*Supplied records*
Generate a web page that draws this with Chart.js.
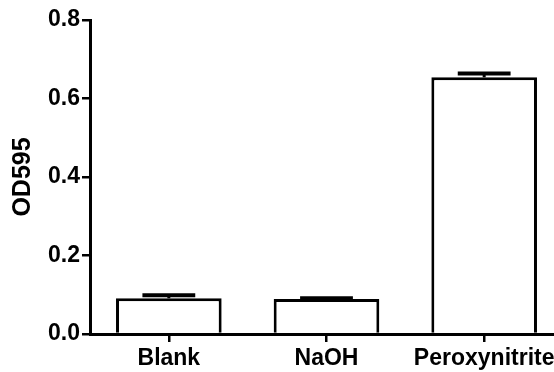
<!DOCTYPE html>
<html>
<head>
<meta charset="utf-8">
<script src="https://cdn.jsdelivr.net/npm/chart.js@4/dist/chart.umd.min.js"></script>
<style>
html,body{margin:0;padding:0;background:#fff;overflow:hidden;width:554px;height:372px;}
#wrap{position:absolute;left:0;top:0;width:563px;height:372px;}
</style>
</head>
<body>
<div id="wrap"><canvas id="c"></canvas></div>
<script>
const categories = ["Blank", "NaOH", "Peroxynitrite"];
const meanValues = [0.091, 0.089, 0.654];
const errorValues = [0.008, 0.002, 0.01];
const yTicks = [0, 0.2, 0.4, 0.6, 0.8];

const FONT = "'Liberation Sans', Arial, sans-serif";

const errorBarPlugin = {
  id: 'errorBars',
  afterDatasetsDraw(chart) {
    const ctx = chart.ctx;
    const meta = chart.getDatasetMeta(0);
    const ys = chart.scales.y;
    ctx.save();
    ctx.strokeStyle = '#000';
    meta.data.forEach((bar, i) => {
      const v = meanValues[i], e = errorValues[i];
      const yTop = ys.getPixelForValue(v + e);
      const yBar = ys.getPixelForValue(v);
      const half = bar.width / 4;
      ctx.lineWidth = 3;
      ctx.beginPath();
      ctx.moveTo(bar.x, yBar);
      ctx.lineTo(bar.x, yTop);
      ctx.stroke();
      ctx.lineWidth = 4;
      ctx.beginPath();
      ctx.moveTo(bar.x - half, yTop);
      ctx.lineTo(bar.x + half, yTop);
      ctx.stroke();
    });
    ctx.restore();
  }
};

new Chart(document.getElementById('c'), {
  type: 'bar',
  data: {
    labels: categories,
    datasets: [{
      data: meanValues,
      backgroundColor: '#ffffff',
      borderColor: '#000000',
      borderWidth: 3,
      borderSkipped: 'bottom',
      categoryPercentage: 1.0,
      barPercentage: 0.67
    }]
  },
  options: {
    responsive: true,
    maintainAspectRatio: false,
    animation: false,
    devicePixelRatio: 1,
    layout: { padding: { top: 20, right: 0, left: 0, bottom: 0 } },
    plugins: { legend: { display: false }, tooltip: { enabled: false } },
    scales: {
      x: {
        offset: true,
        grid: { display: true, drawOnChartArea: false, drawTicks: true, tickLength: 8, color: '#000', lineWidth: 2.5, offset: false },
        border: { display: true, color: '#000', width: 3 },
        ticks: { color: '#000', font: { family: FONT, size: 23, weight: 'bold' }, padding: 3, maxRotation: 0, autoSkip: false },
        afterFit(scale) { scale.height = 38; }
      },
      y: {
        min: 0, max: 0.8,
        afterBuildTicks(scale) { scale.ticks = yTicks.map(v => ({ value: v })); },
        grid: { display: true, drawOnChartArea: false, drawTicks: true, tickLength: 8, color: '#000', lineWidth: 2.5 },
        border: { display: true, color: '#000', width: 3 },
        ticks: { color: '#000', font: { family: FONT, size: 23, weight: 'bold' }, padding: 2,
          callback: (v) => Number(v).toFixed(1) },
        title: { display: true, text: 'OD595', color: '#000', font: { family: FONT, size: 25, weight: 'bold' }, padding: { top: 8, bottom: 0 } },
        afterFit(scale) { scale.width = 90; }
      }
    }
  },
  plugins: [errorBarPlugin]
});
</script>
</body>
</html>
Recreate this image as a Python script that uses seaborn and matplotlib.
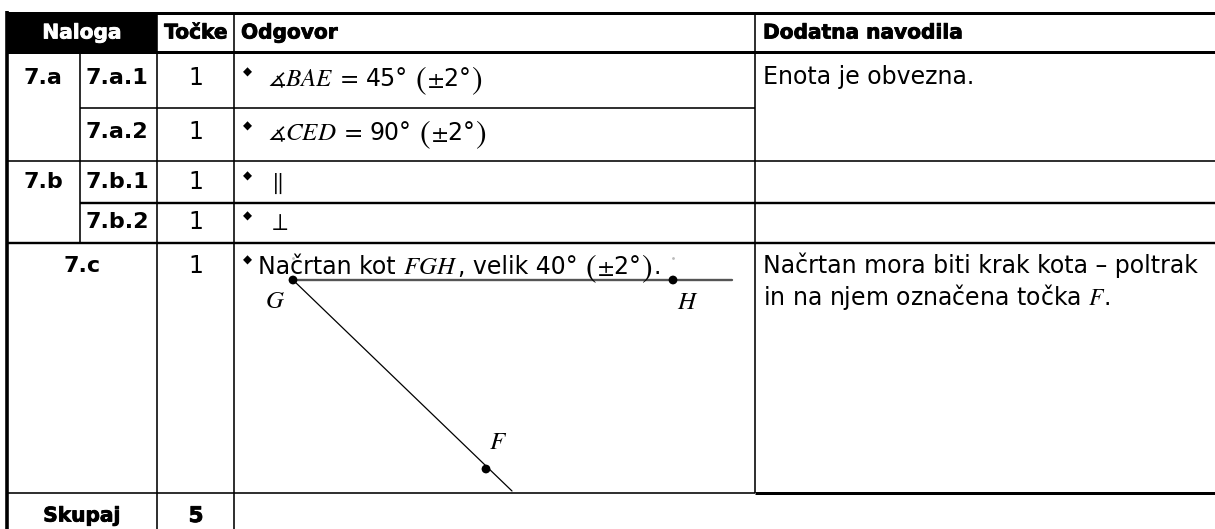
import matplotlib
matplotlib.use("Agg")
import matplotlib.pyplot as plt
import matplotlib.patheffects as PathEffects
import seaborn as sns
from matplotlib.patches import Rectangle

# table content
header = ["Naloga", "Točke", "Odgovor", "Dodatna navodila"]
task_main = ["7.a", "", "7.b", "", "7.c"]
task_sub = ["7.a.1", "7.a.2", "7.b.1", "7.b.2", ""]
points = [1, 1, 1, 1, 1]
# answer pieces; "(" and ")" are drawn as tall brackets, a trailing space adds a gap
answers = [
    [r"$\measuredangle BAE\ =$ ", "45° ", "(", r"$\pm$2°", ")"],
    [r"$\measuredangle CED\ =$ ", "90° ", "(", r"$\pm$2°", ")"],
    [r"$\parallel$"],
    [r"$\perp$"],
    ["Načrtan kot ", "$FGH$", ", velik 40° ", "(", r"$\pm$2°", ")", "."],
]
notes = [
    "Enota je obvezna.",
    "",
    "",
    "",
    "Načrtan mora biti krak kota – poltrak\nin na njem označena točka $F$.",
]
total_label = "Skupaj"

# sketch of the angle FGH (G is the vertex)
pt_names = ["G", "H", "F"]
pt_x = [0, 380, 193]
pt_y = [0, 0, 189]
ray_end_x = [439, 219]
ray_end_y = [0, 211]

sns.set_theme(style="white")
plt.rcParams["font.family"] = ["DejaVu Sans"]
plt.rcParams["mathtext.fontset"] = "stix"
plt.rcParams["text.color"] = "black"

W, H = 1215, 529
fig = plt.figure(figsize=(W / 100, H / 100), dpi=100)
ax = fig.add_axes([0, 0, 1, 1])
ax.set_xlim(0, W)
ax.set_ylim(H, 0)
ax.axis("off")
renderer = fig.canvas.get_renderer()

px = 0.72  # one pixel in points
thin, thick = 1.6 * px, 3.0 * px

# grid
ax.add_patch(Rectangle((7, 12), 150, 40, color="black", lw=0))
ax.hlines([12.5, 52], 7, W, color="black", lw=thick)
ax.hlines(108, 80, 755, color="black", lw=thin)
ax.hlines(161, 7, W, color="black", lw=thin)
ax.hlines([203, 243], 80, W, color="black", lw=2.4 * px)
ax.hlines(243, 7, 80, color="black", lw=2.4 * px)
ax.hlines(493, 7, 755, color="black", lw=thin)
ax.hlines(493, 755, W, color="black", lw=thick)
ax.vlines(7, 11, H, color="black", lw=3.6 * px)
ax.vlines(80, 52, 243, color="black", lw=thin)
ax.vlines([157, 234], 12, H, color="black", lw=thin)
ax.vlines(755, 12, 493, color="black", lw=thin)

# header (heavier face imitated with a thin stroke)
hfs = 14.5
def heavy(c):
    return [PathEffects.withStroke(linewidth=0.6, foreground=c)]

ax.text(82, 33, header[0], color="white", fontsize=hfs, fontweight="bold",
        ha="center", va="center", path_effects=heavy("white"))
ax.text(196, 33, header[1], fontsize=hfs, fontweight="bold", ha="center", va="center",
        path_effects=heavy("black"))
ax.text(241, 33, header[2], fontsize=hfs, fontweight="bold", ha="left", va="center",
        path_effects=heavy("black"))
ax.text(763, 33, header[3], fontsize=hfs, fontweight="bold", ha="left", va="center",
        path_effects=heavy("black"))

fs = 17


def draw_pieces(x, base, pieces):
    for p in pieces:
        gap = 7 if p.endswith(" ") else 1
        if p in "()":
            t = ax.text(x, base + 3, "$" + p + "$", fontsize=23, ha="left", va="baseline")
        elif p.startswith("$\\measured") or p == "$FGH$":
            t = ax.text(x, base, p.rstrip(), fontsize=18, ha="left", va="baseline")
        else:
            t = ax.text(x, base, p.rstrip(), fontsize=fs, ha="left", va="baseline")
        x += t.get_window_extent(renderer).width + gap


text_y = [78, 132, 182, 222, 266]
for i in range(len(points)):
    y = text_y[i]
    if task_main[i] and task_sub[i]:
        ax.text(43, y, task_main[i], fontsize=16, fontweight="bold", ha="center", va="center")
        ax.text(117, y, task_sub[i], fontsize=16, fontweight="bold", ha="center", va="center")
    elif task_sub[i]:
        ax.text(117, y, task_sub[i], fontsize=16, fontweight="bold", ha="center", va="center")
    else:
        ax.text(82, y, task_main[i], fontsize=16, fontweight="bold", ha="center", va="center")
    ax.text(196, y, str(points[i]), fontsize=fs, ha="center", va="center")
    ax.text(247, y - 6, "◆", fontsize=8.5, ha="center", va="center")
    draw_pieces(258 if i == 4 else 268, y + 8, answers[i])
    if notes[i]:
        ax.text(763, y - 13, notes[i], fontsize=fs, ha="left", va="top", linespacing=1.15)

# total row
ax.text(82, 516, total_label, fontsize=hfs, fontweight="bold", ha="center", va="center",
        path_effects=heavy("black"))
ax.text(196, 516, str(sum(points)), fontsize=hfs + 1, fontweight="bold", ha="center",
        va="center", path_effects=heavy("black"))

# angle sketch
ox, oy = 293, 280
sns.lineplot(x=[ox + pt_x[0], ox + ray_end_x[0]], y=[oy + pt_y[0], oy + ray_end_y[0]],
             ax=ax, color="#555555", lw=1.7, sort=False)
sns.lineplot(x=[ox + pt_x[0], ox + ray_end_x[1]], y=[oy + pt_y[0], oy + ray_end_y[1]],
             ax=ax, color="black", lw=0.9, sort=False)
sns.scatterplot(x=[ox + v for v in pt_x], y=[oy + v for v in pt_y], ax=ax,
                color="black", s=40, edgecolor="none", zorder=5)
ax.scatter([ox + pt_x[0], ox + pt_x[1]], [oy - 22, oy - 22], s=1, color="#bbbbbb")
label_dx = [-18, 15, 12]
label_dy = [21, 22, -27]
for name, x, y, dx, dy in zip(pt_names, pt_x, pt_y, label_dx, label_dy):
    ax.text(ox + x + dx, oy + y + dy, f"${name}$", fontsize=18, ha="center", va="center")

fig.savefig("out.png", dpi=100)
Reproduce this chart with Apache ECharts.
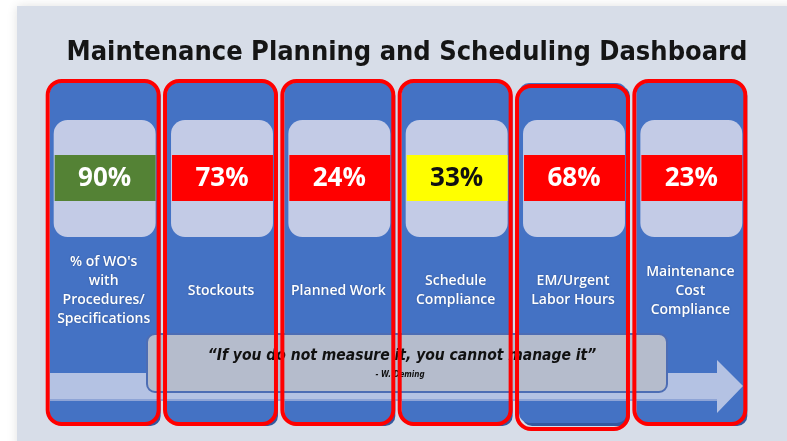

*Instructions to follow*
Copy out exactly the material that runs from the line with "Recreate this image" to the line with "ray_end_y = [0, 211]", ends included, and leave the pictures behind.

*Output for this task*
Recreate this image as a Python script that uses seaborn and matplotlib.
import matplotlib
matplotlib.use("Agg")
import matplotlib.pyplot as plt
import matplotlib.patheffects as PathEffects
import seaborn as sns
from matplotlib.patches import Rectangle

# table content
header = ["Naloga", "Točke", "Odgovor", "Dodatna navodila"]
task_main = ["7.a", "", "7.b", "", "7.c"]
task_sub = ["7.a.1", "7.a.2", "7.b.1", "7.b.2", ""]
points = [1, 1, 1, 1, 1]
# answer pieces; "(" and ")" are drawn as tall brackets, a trailing space adds a gap
answers = [
    [r"$\measuredangle BAE\ =$ ", "45° ", "(", r"$\pm$2°", ")"],
    [r"$\measuredangle CED\ =$ ", "90° ", "(", r"$\pm$2°", ")"],
    [r"$\parallel$"],
    [r"$\perp$"],
    ["Načrtan kot ", "$FGH$", ", velik 40° ", "(", r"$\pm$2°", ")", "."],
]
notes = [
    "Enota je obvezna.",
    "",
    "",
    "",
    "Načrtan mora biti krak kota – poltrak\nin na njem označena točka $F$.",
]
total_label = "Skupaj"

# sketch of the angle FGH (G is the vertex)
pt_names = ["G", "H", "F"]
pt_x = [0, 380, 193]
pt_y = [0, 0, 189]
ray_end_x = [439, 219]
ray_end_y = [0, 211]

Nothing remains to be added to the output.